The new tax measures introduced by government in July this year is taking a toll on the salaries of Members of Parliament.
As part of measures to raise more revenue to meet its revenue target for the 2018 fiscal year, government among other things revealed it will introduce a new tax known as the high net worth income tax.
In line with the new tax, government established that it will charge 35 percent on incomes that are over GHC 10,000.
Despite concerns by some stakeholders including the Trades Union Congress, the directive has taken effect, and Members of Parliament whose salaries are currently pegged at eleven thousand Cedis are complaining.
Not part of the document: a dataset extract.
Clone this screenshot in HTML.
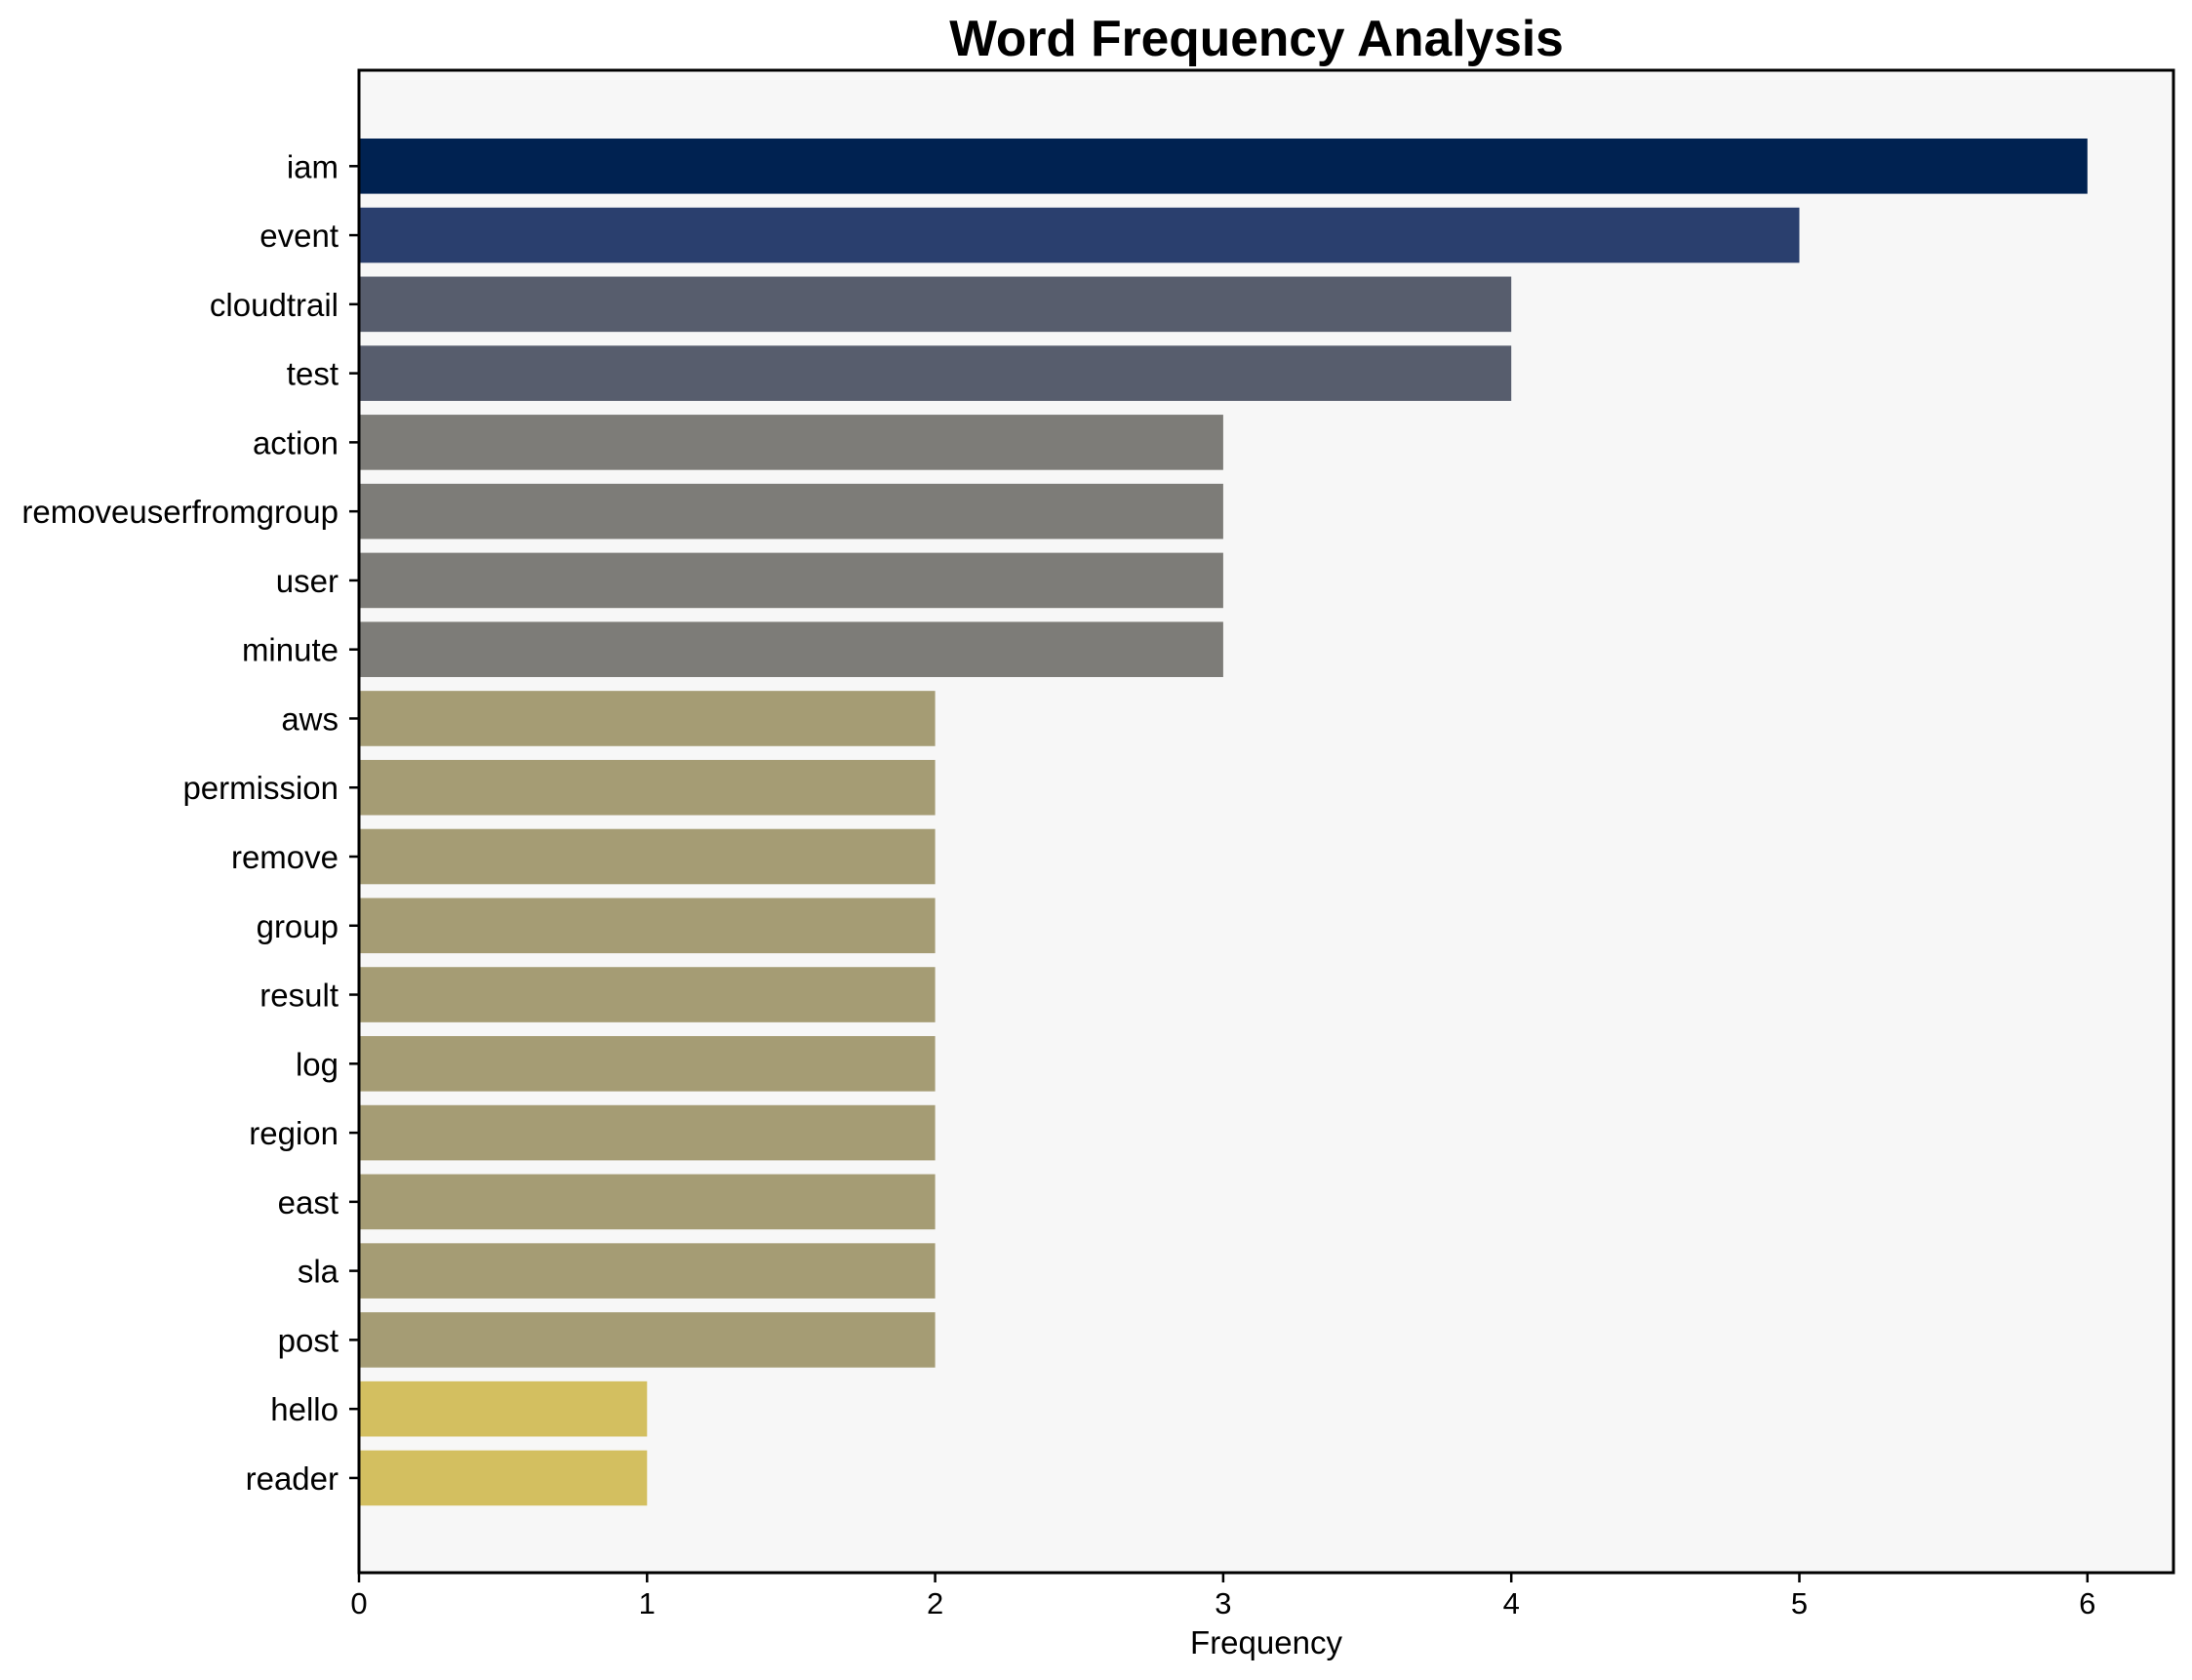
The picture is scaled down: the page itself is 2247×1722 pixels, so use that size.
<!DOCTYPE html>
<html><head><meta charset="utf-8"><style>
html,body{margin:0;padding:0;background:#fff}
svg{display:block}
text{font-family:"Liberation Sans",Arial,sans-serif;fill:#000}
</style></head><body>
<svg width="2247" height="1722" viewBox="0 0 2247 1722" xmlns="http://www.w3.org/2000/svg">
<rect x="0" y="0" width="2247" height="1722" fill="#fff"/>
<rect x="368" y="72" width="1860" height="1540" fill="#f7f7f7"/>
<g id="bars"></g>
<text x="1288" y="57" font-size="51.5" font-weight="bold" text-anchor="middle">Word Frequency Analysis</text>
<g font-size="33" text-anchor="end" id="ylabels"></g>
<g font-size="31" text-anchor="middle" id="xlabels"></g>
<text x="1298" y="1695" font-size="33" text-anchor="middle">Frequency</text>
<rect x="368" y="72" width="1860" height="1540" fill="none" stroke="#000" stroke-width="3"/>
<script>
var d=[["iam",6,"#002251"],["event",5,"#2a3f6e"],["cloudtrail",4,"#575d6d"],["test",4,"#575d6d"],["action",3,"#7d7c78"],["removeuserfromgroup",3,"#7d7c78"],["user",3,"#7d7c78"],["minute",3,"#7d7c78"],["aws",2,"#a59c74"],["permission",2,"#a59c74"],["remove",2,"#a59c74"],["group",2,"#a59c74"],["result",2,"#a59c74"],["log",2,"#a59c74"],["region",2,"#a59c74"],["east",2,"#a59c74"],["sla",2,"#a59c74"],["post",2,"#a59c74"],["hello",1,"#d3bf60"],["reader",1,"#d3bf60"]];
var ns="http://www.w3.org/2000/svg",b=document.getElementById("bars"),yl=document.getElementById("ylabels"),xl=document.getElementById("xlabels"),s=document.querySelector("svg");
function el(t,a,p,txt){var e=document.createElementNS(ns,t);for(var k in a)e.setAttribute(k,a[k]);if(txt!=null)e.textContent=txt;p.appendChild(e);return e;}
var u=295.3;
d.forEach(function(r,i){var c=170.3+i*70.77;
el("rect",{x:368,y:c-28.3,width:r[1]*u,height:56.6,fill:r[2]},b);
el("line",{x1:358,y1:c,x2:368,y2:c,stroke:"#000","stroke-width":2.5},s);
el("text",{x:347,y:c+12},yl,r[0]);});
for(var v=0;v<=6;v++){var x=368+v*u;
el("line",{x1:x,y1:1612,x2:x,y2:1622,stroke:"#000","stroke-width":2.5},s);
el("text",{x:x,y:1654},xl,String(v));}
</script>
</svg>
</body></html>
Member of Parliament for Kumbungu, Ras Mubarak, expressed his misgivings about the development, saying “Our MPs are earning GHC 2,000 less than what they previously earned before the coming into effect of the 35% income tax on people who earn more 10,000. MPs are earning more than GHC10,000. The take-home of MPs was a little over GHC 11,000 . With the coming into effect of the 35% new income tax, MPs are earning around 9,000 plus. For many of us that is a huge dip because it is an assault on our disposable income. Imagine what 2,000 can do in a rural constituency…It is an assault and an attack on the middle class and it will impoverish more people. ”
It would be recalled that the Finance Minister also announced a 3.5% tax on importation of luxury vehicles with engine capacities of 3.0 liters and above.
He however did not confirm the percentage to be charged.
In line with the new tax, the government was expected to charge 35 percent on incomes that are over GHC 10,000.